Açıklanan bu kanun hükümleri yürürlüğe girmeden önce, tüketici ile şirket arasında akdedilen tasarruf finansman sözleşmesinin feshedilmiş olması (veya feshi için mahkemeye başvurulmuş olması) koşuluyla, tüketici tarafından açılan (alacak veya itirazın iptali istemli) davalarda, tüketici tarafından şirkete ödenmiş olan organizasyon ücretinin iade edilmesi gerektiğine karar verilmiştir (Emsal; Dairemizin 2020/3408 E. 2021/6024 K. sayılı onama kararı).
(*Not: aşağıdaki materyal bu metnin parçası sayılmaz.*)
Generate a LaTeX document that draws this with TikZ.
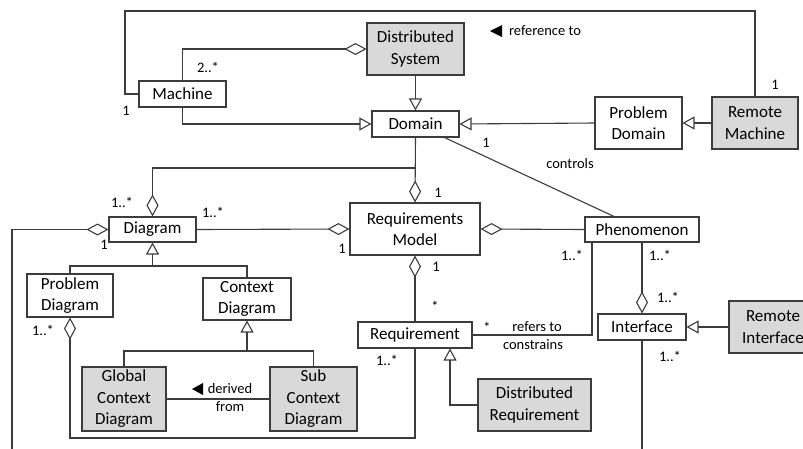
\documentclass[tikz,border=0pt]{standalone}
\usepackage{fontspec}
\setmainfont{Carlito}
\usetikzlibrary{arrows.meta}
\definecolor{linec}{HTML}{3C3C3C}
\definecolor{boxgray}{HTML}{D9D9D9}
\newcommand\clsfont{\fontsize{17}{21.5}\selectfont}
\newcommand\lblfont{\fontsize{14.5}{17}\selectfont}
\begin{document}
\begin{tikzpicture}[x=1pt,y=-1pt,
  cls/.style={draw=linec, line width=1.1pt, fill=white, align=center, inner sep=0pt, font=\clsfont},
  gcls/.style={cls, fill=boxgray},
  conn/.style={draw=linec, line width=1.1pt},
  gen/.style={conn, -{Triangle[open,length=12pt,width=13pt]}},
  aggS/.style={conn, {Diamond[open,length=22pt,width=12pt]}-},
  aggE/.style={conn, -{Diamond[open,length=22pt,width=12pt]}},
  lbl/.style={font=\lblfont, inner sep=0pt, text=black},
  dirmark/.style={fill=black, draw=none}]
\useasboundingbox (0,0) rectangle (803,448);
\clip (0,0) rectangle (803,448);

% classes
\node[cls,  minimum width=87pt,  minimum height=26pt] (machine)   at (182.5,94)  {Machine};
\node[gcls, minimum width=97pt,  minimum height=52pt] (distsys)   at (415.5,49)  {Distributed\\System};
\node[cls,  minimum width=87pt,  minimum height=26pt] (domain)    at (415.5,124) {Domain};
\node[cls,  minimum width=87pt,  minimum height=52pt] (probdom)   at (638.5,123) {Problem\\Domain};
\node[gcls, minimum width=86pt,  minimum height=52pt] (remmach)   at (755,123)   {Remote\\Machine};
\node[cls,  minimum width=87pt,  minimum height=25pt] (diagram)   at (152.5,229.5) {Diagram};
\node[cls,  minimum width=130pt, minimum height=52pt] (reqmodel)  at (415,229)   {Requirements\\Model};
\node[cls,  minimum width=114pt, minimum height=25pt] (phenom)    at (642,229.5) {Phenomenon};
\node[cls,  minimum width=86pt,  minimum height=43pt] (probdiag)  at (70,295.5)  {Problem\\Diagram};
\node[cls,  minimum width=88pt,  minimum height=42pt] (ctxdiag)   at (247,299)   {Context\\Diagram};
\node[gcls, minimum width=84pt,  minimum height=64pt] (global)    at (124,399)   {Global\\Context\\Diagram};
\node[gcls, minimum width=87pt,  minimum height=64pt] (sub)       at (313.5,399) {Sub\\Context\\Diagram};
\node[cls,  minimum width=114pt, minimum height=26pt] (req)       at (415,335)   {Requirement};
\node[gcls, minimum width=113pt, minimum height=52pt] (distreq)   at (534.5,405) {Distributed\\Requirement};
\node[cls,  minimum width=88pt,  minimum height=26pt] (interface) at (642,327)   {Interface};
\node[gcls, minimum width=88pt,  minimum height=52pt, text width=88pt] (remint) at (773,327) {Remote\\Interface};

% routing points
\coordinate (tl) at (125,11);
\coordinate (jdom) at (415.5,168);
\coordinate (jdia) at (152.5,266);
\coordinate (jctx) at (247,351);
\coordinate (botleft) at (12,470);
\coordinate (reqcorner) at (415,438);
\coordinate (intbot) at (642,470);

% reference loop between Machine and Remote Machine
\draw[conn] (machine.west) -| (tl) -| (remmach.north);
% Distributed System aggregates machines
\draw[aggS] (distsys.west) -| (machine.north);
% generalisations towards Domain
\draw[gen] (machine.south) |- (domain.west);
\draw[gen] (distsys.south) -- (domain.north);
\draw[gen] (probdom.west) -- (domain.east);
\draw[gen] (remmach.west) -- (probdom.east);
% Requirements Model aggregates Domain and Diagram
\draw[aggE] (domain.south) -- (reqmodel.north);
\draw[aggE] (jdom) -| (diagram.north);
% Domain controls Phenomenon
\draw[conn] (domain) -- (phenom);
% Diagram associations
\draw[aggE] (diagram.east) -- (reqmodel.west);
\draw[aggS] (diagram.west) -| (botleft);
% Diagram specialisations
\draw[gen] (jdia) -- (diagram.south);
\draw[conn] (probdiag.north) |- (jdia) -| (ctxdiag.north);
\draw[gen] (jctx) -- (ctxdiag.south);
\draw[conn] (global.north) |- (jctx) -| (sub.north);
\draw[conn] (global.east) -- (sub.west);
% Problem Diagram aggregates Requirement
\draw[aggS] (probdiag.south) |- (reqcorner) -- (req.south);
% Requirements Model parts
\draw[aggS] (reqmodel.south) -- (req.north);
\draw[aggS] (reqmodel.east) -- (phenom.west);
% Requirement refers to Phenomenon
\draw[conn] (req.east) -| ([xshift=-50pt]phenom.south);
\draw[gen] (distreq.west) -| ([xshift=35pt]req.south);
% Interface
\draw[aggE] (phenom.south) -- (interface.north);
\draw[gen] (remint.west) -- (interface.east);
\draw[conn] (interface.south) -- (intbot);

% multiplicities and role labels
\node[lbl] (m1)  at (208,67)  {2..*};
\node[lbl] (m2)  at (126,111) {1};
\node[lbl] (m3)  at (775,85)  {1};
\node[lbl] (m4)  at (486,143) {1};
\node[lbl] (m5)  at (438,193) {1};
\node[lbl] (m6)  at (122,202) {1..*};
\node[lbl] (m7)  at (213,212) {1..*};
\node[lbl] (m8)  at (104,245) {1};
\node[lbl] (m9)  at (342,249) {1};
\node[lbl] (m10) at (436,267) {1};
\node[lbl] (m11) at (435,306) {*};
\node[lbl] (m12) at (43,330)  {1..*};
\node[lbl] (m13) at (387,360) {1..*};
\node[lbl] (m14) at (487,327) {*};
\node[lbl] (m15) at (572,255) {1..*};
\node[lbl] (m16) at (660,255) {1..*};
\node[lbl] (m17) at (668,297) {1..*};
\node[lbl] (m18) at (670,356) {1..*};
\node[lbl] (ctl) at (570,164) {controls};
\node[lbl] (refto) at (537,327) {refers to};
\node[lbl] (constr) at (533,345) {constrains};
\node[lbl] (reflbl) at (545,31) {reference to};
\node[lbl] (derv) at (230,389) {derived};
\node[lbl] (drfrom) at (230,407) {from};

% reading-direction marks
\fill[dirmark] (490,31) -- (502,25) -- (502,37) -- cycle;
\fill[dirmark] (192,389) -- (203,383) -- (203,395) -- cycle;
\end{tikzpicture}
\end{document}
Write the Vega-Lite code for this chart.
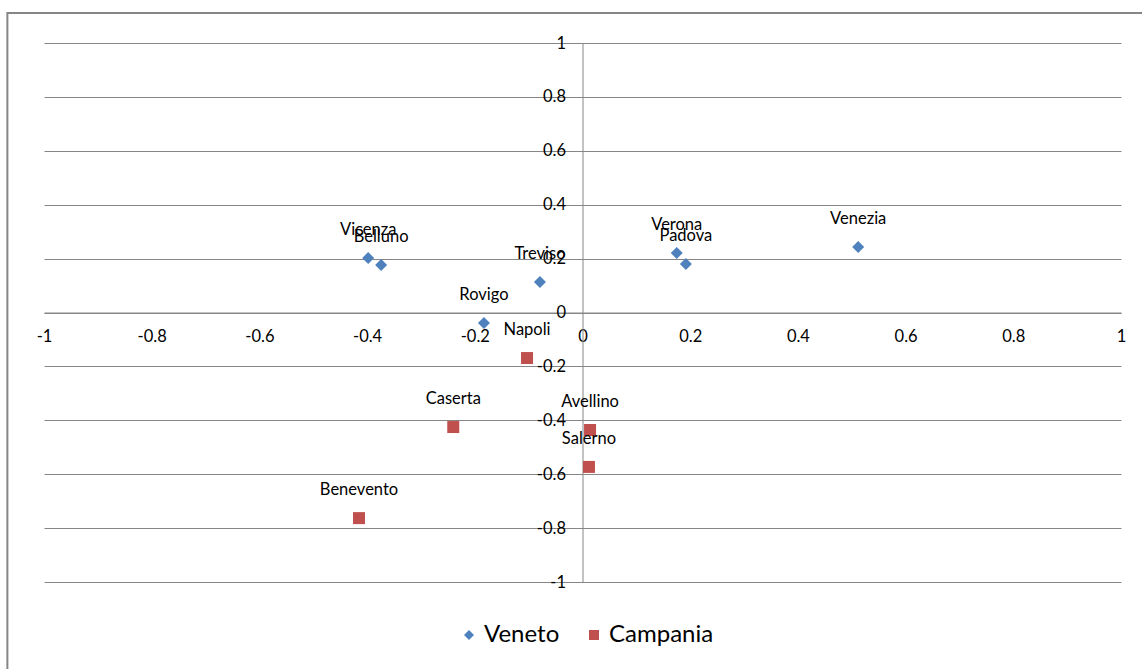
{
  "$schema": "https://vega.github.io/schema/vega-lite/v6.json",
  "width": 1077,
  "height": 539,
  "autosize": {"type": "none"},
  "padding": {"left": 44, "top": 43, "right": 21, "bottom": 87},
  "background": "white",
  "config": {
    "view": {"stroke": null},
    "font": "Lato",
    "axis": {
      "domainColor": "#868686",
      "domainWidth": 1,
      "gridColor": "#868686",
      "gridWidth": 1,
      "ticks": false,
      "labelFont": "Lato",
      "labelFontSize": 16.5,
      "labelColor": "#000000",
      "title": null
    }
  },
  "data": {
    "values": [
      {"series": "Veneto", "name": "Vicenza", "x": -0.398, "y": 0.202},
      {"series": "Veneto", "name": "Belluno", "x": -0.374, "y": 0.176},
      {"series": "Veneto", "name": "Treviso", "x": -0.079, "y": 0.113},
      {"series": "Veneto", "name": "Rovigo", "x": -0.183, "y": -0.039},
      {"series": "Veneto", "name": "Verona", "x": 0.175, "y": 0.221},
      {"series": "Veneto", "name": "Padova", "x": 0.192, "y": 0.180},
      {"series": "Veneto", "name": "Venezia", "x": 0.512, "y": 0.243},
      {"series": "Campania", "name": "Napoli", "x": -0.103, "y": -0.169},
      {"series": "Campania", "name": "Caserta", "x": -0.240, "y": -0.425},
      {"series": "Campania", "name": "Avellino", "x": 0.014, "y": -0.436},
      {"series": "Campania", "name": "Salerno", "x": 0.012, "y": -0.573},
      {"series": "Campania", "name": "Benevento", "x": -0.415, "y": -0.763}
    ]
  },
  "layer": [
    {
      "mark": {"type": "point", "filled": true, "opacity": 1, "size": 144},
      "encoding": {
        "x": {
          "field": "x",
          "type": "quantitative",
          "scale": {"domain": [-1, 1], "nice": false, "zero": false},
          "axis": {
            "orient": "bottom",
            "offset": -269.5,
            "grid": false,
            "values": [-1, -0.8, -0.6, -0.4, -0.2, 0, 0.2, 0.4, 0.6, 0.8, 1],
            "labelExpr": "datum.value + ''",
            "labelFlush": false,
            "labelOverlap": false,
            "labelPadding": 16,
            "labelAlign": "center"
          }
        },
        "y": {
          "field": "y",
          "type": "quantitative",
          "scale": {"domain": [-1, 1], "nice": false, "zero": false},
          "axis": {
            "orient": "left",
            "offset": -538.5,
            "grid": true,
            "values": [-1, -0.8, -0.6, -0.4, -0.2, 0, 0.2, 0.4, 0.6, 0.8, 1],
            "labelExpr": "datum.value + ''",
            "labelFlush": false,
            "labelOverlap": false,
            "labelPadding": 17,
            "labelBaseline": "middle"
          }
        },
        "color": {
          "field": "series",
          "type": "nominal",
          "scale": {"domain": ["Veneto", "Campania"], "range": ["#4F81BD", "#C0504D"]},
          "legend": {
            "title": null,
            "orient": "none",
            "direction": "horizontal",
            "legendX": 413,
            "legendY": 580,
            "labelFontSize": 24,
            "labelFont": "Lato",
            "labelColor": "#000000",
            "symbolSize": 100,
            "symbolStrokeWidth": 0,
            "labelOffset": 3,
            "columnPadding": 22
          }
        },
        "shape": {
          "field": "series",
          "type": "nominal",
          "scale": {"domain": ["Veneto", "Campania"], "range": ["diamond", "square"]},
          "legend": null
        }
      }
    },
    {
      "mark": {"type": "text", "baseline": "middle", "align": "center", "dy": -28, "fontSize": 16.5, "font": "Lato", "color": "#000000"},
      "encoding": {
        "x": {"field": "x", "type": "quantitative"},
        "y": {"field": "y", "type": "quantitative"},
        "text": {"field": "name", "type": "nominal"}
      }
    },
    {
      "data": {"values": [{}]},
      "mark": {"type": "rect", "fill": null, "stroke": "#868686", "strokeWidth": 2, "clip": false},
      "encoding": {
        "x": {"datum": -1.068, "type": "quantitative"},
        "x2": {"datum": 1.2},
        "y": {"datum": 1.111, "type": "quantitative"},
        "y2": {"datum": -1.5}
      }
    }
  ]
}
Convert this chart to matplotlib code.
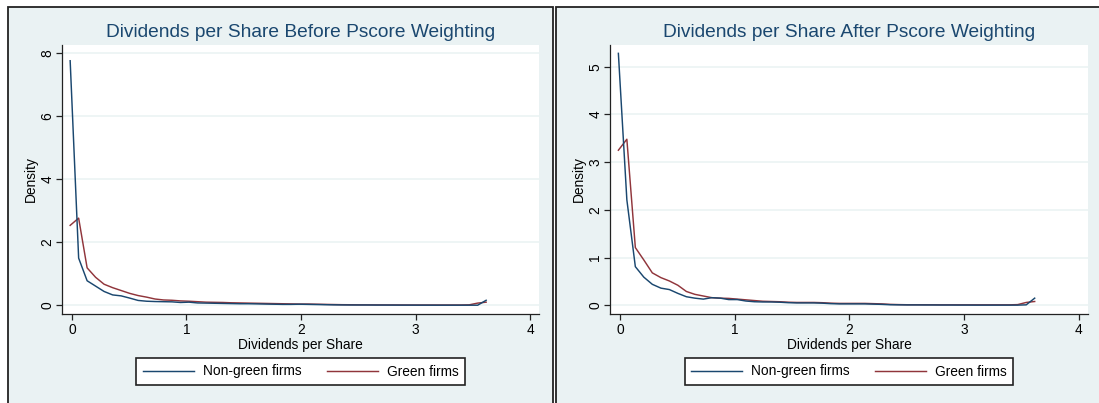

Temyizen incelenen kararda belirtilen gerekçeye ve özellikle uyuşmazlığa uygulanması gereken hukuk kurallarına ve Dairemizin yerleşik içtihatlarına göre sözleşmenin fesih tarihi itibariyle organizasyon bedelinin iadesi edilmesinde isabetsizlik bulunmamasına ve taraflar arasında imzalanan sözleşmenin 8. maddesine göre, fesih talebinin yazılı olarak iletildiği 28.12.2021 tarihinden davaya konu edilen icra takip tarihi itibarı ile 80 günlük sürenin dolmadığı dolayısıyla alacağın muaccel olmadığı ve davanın açılmasında henüz hukukî yararın bulunmadığına dair kararda isabetsizlik olmadığına göre, davacı vekilinin temyiz itirazının reddi ile usul ve kanuna uygun olan kararın onanmasına karar vermek gerekmiştir.
VI. KARAR
Açıklanan sebeplerle;
Temyiz olunan Bölge Adliye Mahkemesi kararının 6100 sayılı Hukuk Muhakemeleri Kanunu’nun 370/1 maddesi uyarınca ONANMASINA,
Dosyanın İlk Derece Mahkemesine, kararın bir örneğinin Bölge Adliye Mahkemesine gönderilmesine,
07.04.2025 tarihinde oy birliği ile karar verildi.